:: Supplied material ::
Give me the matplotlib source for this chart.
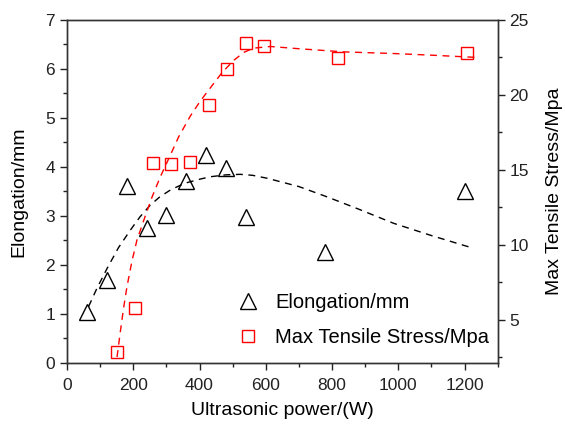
import matplotlib
matplotlib.use("Agg")
import matplotlib.pyplot as plt
import numpy as np

plt.rcParams['font.family'] = ['Liberation Sans', 'DejaVu Sans']

# Elongation data (triangles)
elong_x = [60, 120, 180, 240, 300, 360, 420, 480, 540, 780, 1200]
elong_y = [1.05, 1.70, 3.61, 2.75, 3.02, 3.71, 4.24, 3.98, 2.98, 2.27, 3.51]

# Max tensile stress data (squares)
stress_x = [150, 205, 260, 315, 370, 428, 484, 540, 596, 819, 1208]
stress_y = [2.85, 5.76, 15.47, 15.36, 15.52, 19.3, 21.73, 23.48, 23.24, 22.45, 22.79]

# Fitted trend curves
elong_fit_x = [65, 90, 121, 155, 191, 220, 251, 280, 312, 340, 362, 400, 432, 480, 523, 560, 604, 700, 785, 880, 986, 1100, 1227]
elong_fit_y = [1.15, 1.52, 1.93, 2.35, 2.71, 2.98, 3.22, 3.39, 3.53, 3.62, 3.68, 3.75, 3.80, 3.84, 3.85, 3.83, 3.77, 3.60, 3.39, 3.14, 2.85, 2.60, 2.34]

stress_fit_x = [151, 161, 171, 181, 196, 211, 236, 257, 282, 302, 337, 372, 402, 433, 468, 503, 533, 563, 614, 700, 835, 986, 1100, 1237]
stress_fit_y = [2.5, 4.2, 5.8, 7.2, 8.9, 10.3, 11.9, 13.2, 14.55, 15.5, 17.2, 18.58, 19.58, 20.48, 21.49, 22.3, 22.83, 23.12, 23.23, 23.08, 22.87, 22.76, 22.65, 22.5]

fig = plt.figure(figsize=(5.65, 4.25), dpi=100)
ax = fig.add_axes([0.1186, 0.1459, 0.7624, 0.8071])
ax2 = ax.twinx()

ax.plot(elong_fit_x, elong_fit_y, linestyle=(0, (5, 4)), color='black', lw=1.0)
l1, = ax.plot(elong_x, elong_y, linestyle='none', marker='^', markersize=11,
              markerfacecolor='none', markeredgecolor='black', markeredgewidth=1.0,
              label='Elongation/mm')

ax2.plot(stress_fit_x, stress_fit_y, linestyle=(0, (5, 4)), color='red', lw=1.0)
l2, = ax2.plot(stress_x, stress_y, linestyle='none', marker='s', markersize=8.5,
               markerfacecolor='none', markeredgecolor='red', markeredgewidth=1.0,
               label='Max Tensile Stress/Mpa')

ax.set_xlim(0, 1300)
ax.set_ylim(0, 7)
ax2.set_ylim(2.1, 25)

ax.set_xticks(np.arange(0, 1201, 200))
ax.set_xticks(np.arange(100, 1301, 200), minor=True)
ax.set_yticks(np.arange(0, 8, 1))
ax.set_yticks(np.arange(0.5, 7, 1), minor=True)
ax2.set_yticks([5, 10, 15, 20, 25])
ax2.set_yticks([2.5, 7.5, 12.5, 17.5, 22.5], minor=True)

for a in (ax, ax2):
    a.tick_params(which='major', direction='out', length=5, width=1, labelsize=12.5, colors='#222222')
    a.tick_params(which='minor', direction='out', length=3, width=1, colors='#222222')
    for s in a.spines.values():
        s.set_color('#333333')
        s.set_linewidth(1.0)
ax.tick_params(axis='x', which='major', pad=5.5)

ax.set_xlabel('Ultrasonic power/(W)', fontsize=14, labelpad=7)
ax.set_ylabel('Elongation/mm', fontsize=14, labelpad=13)
ax2.set_ylabel('Max Tensile Stress/Mpa', fontsize=14, labelpad=12)

leg = ax.legend(handles=[l1, l2], loc='lower right', frameon=False, fontsize=14.5,
                bbox_to_anchor=(1.022, -0.005), handletextpad=0.35, labelspacing=0.75)

fig.savefig('out.png', dpi=100)
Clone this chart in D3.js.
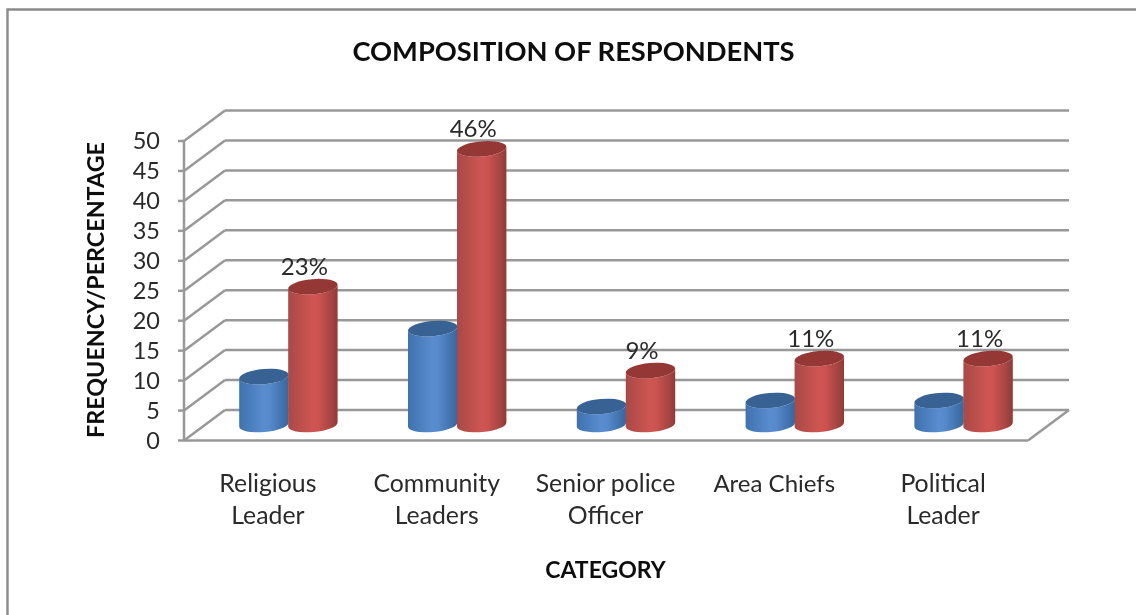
<!DOCTYPE html>
<html><head><meta charset="utf-8">
<script src="https://d3js.org/d3.v7.min.js"></script>
<style>html,body{margin:0;padding:0;background:#fff}svg{display:block}</style>
</head><body><svg id="c" width="1136" height="615"></svg>
<script>
const categories = [["Religious","Leader"],["Community","Leaders"],["Senior police","Officer"],["Area Chiefs"],["Political","Leader"]];
const frequency = [8,16,3,4,4];
const percentage = [23,46,9,11,11];
const percentLabels = ["23%","46%","9%","11%","11%"];
const yTicks = [0,5,10,15,20,25,30,35,40,45,50];
const titleText = "COMPOSITION OF RESPONDENTS";
const xTitle = "CATEGORY";
const yTitle = "FREQUENCY/PERCENTAGE";

const font = "Lato, sans-serif";
const svg = d3.select("#c");
const defs = svg.append("defs");
function grad(id, stops){
  const g = defs.append("linearGradient").attr("id",id);
  stops.forEach(s=>g.append("stop").attr("offset",s[0]).attr("stop-color",s[1]));
}
grad("gb",[[0,"#3f71ad"],[.5,"#5a8dd0"],[.62,"#5789cb"],[.9,"#3f6fa9"],[1,"#39669c"]]);
grad("gr",[[0,"#a84a47"],[.5,"#cf5552"],[.62,"#cb5350"],[.9,"#a04341"],[1,"#8f3a37"]]);
defs.append("filter").attr("id","soft").append("feGaussianBlur").attr("stdDeviation",0.7);
defs.append("filter").attr("id","softText").attr("x","-5%").attr("y","-5%").attr("width","110%").attr("height","110%").attr("filterUnits","objectBoundingBox").append("feGaussianBlur").attr("stdDeviation",0.4);

svg.append("path").attr("d","M7.5 615V9.5H1136").attr("fill","none").attr("stroke","#8a8a8a").attr("stroke-width",2.4);

const dx = 41, dy = -30.5;
const yFront = d3.scaleLinear().domain([0,50]).range([440.5,141]);
const xFront = d3.scaleBand().domain(d3.range(categories.length)).range([184,1028]);
const xBar = d3.scaleBand().domain(d3.range(categories.length)).range([204,1048]);
const side = d3.scaleBand().domain([0,1]).range([-49,49]);
const yBar = d3.scaleLinear().domain([0,50]).range([424.5,125]);

const marks = svg.append("g").attr("filter","url(#soft)");
const gridC = "#989898";
const grid = marks.append("g").attr("stroke",gridC).attr("stroke-width",2.5).attr("fill","none");
yTicks.forEach(t=>{
  const y = yFront(t);
  grid.append("line").attr("x1",184).attr("x2",184+dx).attr("y1",y).attr("y2",y+dy);
  grid.append("line").attr("x1",184+dx).attr("x2",1069).attr("y1",y+dy).attr("y2",y+dy);
  grid.append("line").attr("x1",178).attr("x2",184).attr("y1",y).attr("y2",y);
});
grid.append("line").attr("x1",184).attr("x2",184).attr("y1",yFront(50)).attr("y2",yFront(0));
grid.append("line").attr("x1",184).attr("x2",1028).attr("y1",yFront(0)).attr("y2",yFront(0));
grid.append("line").attr("x1",1028).attr("x2",1069).attr("y1",yFront(0)).attr("y2",yFront(0)+dy);

const rx = 24.8, ry = 7.6, rot = -5, th = rot*Math.PI/180;
const ox = rx*Math.cos(th), oy = rx*Math.sin(th);
function drawBar(g, cx, yTop, yBase, fill, cap){
  const p = `M${cx-ox} ${yBase-oy}A${rx} ${ry} ${rot} 0 0 ${cx+ox} ${yBase+oy}L${cx+ox} ${yTop+oy}A${rx} ${ry} ${rot} 0 1 ${cx-ox} ${yTop-oy}Z`;
  g.append("path").attr("d",p).attr("fill",`url(#${fill})`);
  g.append("ellipse").attr("cx",cx).attr("cy",yTop).attr("rx",rx).attr("ry",ry)
    .attr("transform",`rotate(${rot} ${cx} ${yTop})`).attr("fill",cap);
}
const bars = marks.append("g");
categories.forEach((c,i)=>{
  const center = xBar(i)+xBar.bandwidth()/2;
  const w = side.bandwidth();
  drawBar(bars, center+side(0)+w/2, yBar(frequency[i]), yBar(0), "gb", "#376293");
  drawBar(bars, center+side(1)+w/2, yBar(percentage[i]), yBar(0), "gr", "#953936");
});

const txt = svg.append("g").attr("font-family",font).attr("fill","#2a2a2a").attr("filter","url(#softText)");
txt.append("text").attr("x",573.5).attr("y",61).attr("text-anchor","middle").attr("font-size",27.3).attr("font-weight",700).attr("fill","#111").text(titleText);
txt.append("text").attr("x",605.5).attr("y",578).attr("text-anchor","middle").attr("font-size",23).attr("font-weight",700).attr("fill","#111").text(xTitle);
txt.append("text").attr("transform","translate(104,290) rotate(-90)").attr("text-anchor","middle").attr("font-size",23.3).attr("font-weight",700).attr("fill","#111").text(yTitle);
yTicks.forEach(t=>txt.append("text").attr("x",160).attr("y",yFront(t)+8).attr("text-anchor","end").attr("font-size",23.5).text(t));
categories.forEach((c,i)=>{
  const x = xFront(i)+xFront.bandwidth()/2;
  c.forEach((l,k)=>txt.append("text").attr("x",x-0.5).attr("y",492+k*32).attr("text-anchor","middle").attr("font-size",c.length==1?24:24.8).text(l));
  const cxr = xBar(i)+xBar.bandwidth()/2+side(1)+side.bandwidth()/2;
  txt.append("text").attr("x",cxr-8.5).attr("y",yBar(percentage[i])-12).attr("text-anchor","middle").attr("font-size",24).text(percentLabels[i]);
});
</script></body></html>
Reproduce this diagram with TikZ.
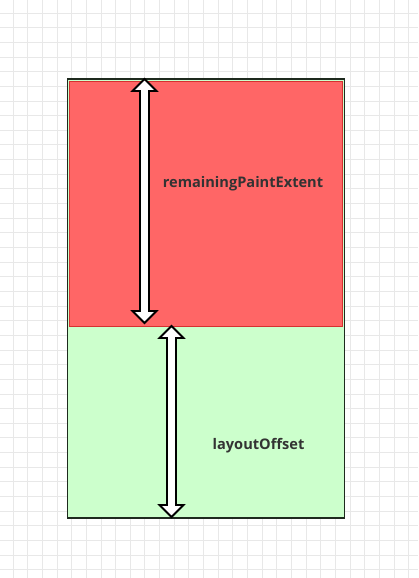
\documentclass[tikz,border=0pt]{standalone}
\usepackage{fontspec}
\setmainfont{Open Sans}
\definecolor{gridc}{HTML}{E8E8E8}
\definecolor{redfill}{HTML}{FF6666}
\definecolor{redline}{HTML}{D63030}
\definecolor{greenfill}{HTML}{CCFFCC}
\definecolor{outline}{HTML}{1E2A1E}
\definecolor{txt}{HTML}{333333}
\begin{document}
\begin{tikzpicture}[x=1pt,y=-1pt,
  lbl/.style={font=\bfseries\fontsize{14.6}{16}\selectfont, text=txt, inner sep=0pt},
  blockarrow/.style={draw=black, line width=1.8pt, fill=white, line join=miter}]
\useasboundingbox (0,0) rectangle (418,578);
\fill[white] (0,0) rectangle (418,578);
% grid
\foreach \i in {0,...,28} {
  \draw[gridc, line width=0.8pt] ({13+14.65*\i},0) -- ({13+14.65*\i},578);
}
\foreach \i in {0,...,39} {
  \draw[gridc, line width=0.8pt] (0,{13+14.65*\i}) -- (418,{13+14.65*\i});
}
% green region and outer frame
\node[draw=outline, line width=1.8pt, fill=greenfill, minimum width=277pt, minimum height=439pt, anchor=north west, inner sep=0pt] (frame) at (66.5,78) {};
\node[draw=redline, line width=1pt, fill=redfill, minimum width=273pt, minimum height=245pt, anchor=north west, inner sep=0pt] (top) at (68.5,81) {};
% arrow 1: remainingPaintExtent
\def\c{144.5}\def\t{79}\def\b{323}
\draw[blockarrow] (\c,\t) -- (\c+12,\t+12) -- (\c+4.5,\t+12) -- (\c+4.5,\b-12) -- (\c+12,\b-12) -- (\c,\b) -- (\c-12,\b-12) -- (\c-4.5,\b-12) -- (\c-4.5,\t+12) -- (\c-12,\t+12) -- cycle;
% arrow 2: layoutOffset
\def\c{171.5}\def\t{326}\def\b{517}
\draw[blockarrow] (\c,\t) -- (\c+12,\t+12) -- (\c+4.5,\t+12) -- (\c+4.5,\b-12) -- (\c+12,\b-12) -- (\c,\b) -- (\c-12,\b-12) -- (\c-4.5,\b-12) -- (\c-4.5,\t+12) -- (\c-12,\t+12) -- cycle;
\node[lbl] (l1) at (243,184) {remainingPaintExtent};
\node[lbl] (l2) at (258.5,445.5) {layoutOffset};
\end{tikzpicture}
\end{document}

:: Work required ::
Leave out the pictures and restate, word for word, the lines from the top of the data through the line containing "23.24, 22.45, 22.79]", both included.

:: Solution to this exercise ::
Give me the matplotlib source for this chart.
import matplotlib
matplotlib.use("Agg")
import matplotlib.pyplot as plt
import numpy as np

plt.rcParams['font.family'] = ['Liberation Sans', 'DejaVu Sans']

# Elongation data (triangles)
elong_x = [60, 120, 180, 240, 300, 360, 420, 480, 540, 780, 1200]
elong_y = [1.05, 1.70, 3.61, 2.75, 3.02, 3.71, 4.24, 3.98, 2.98, 2.27, 3.51]

# Max tensile stress data (squares)
stress_x = [150, 205, 260, 315, 370, 428, 484, 540, 596, 819, 1208]
stress_y = [2.85, 5.76, 15.47, 15.36, 15.52, 19.3, 21.73, 23.48, 23.24, 22.45, 22.79]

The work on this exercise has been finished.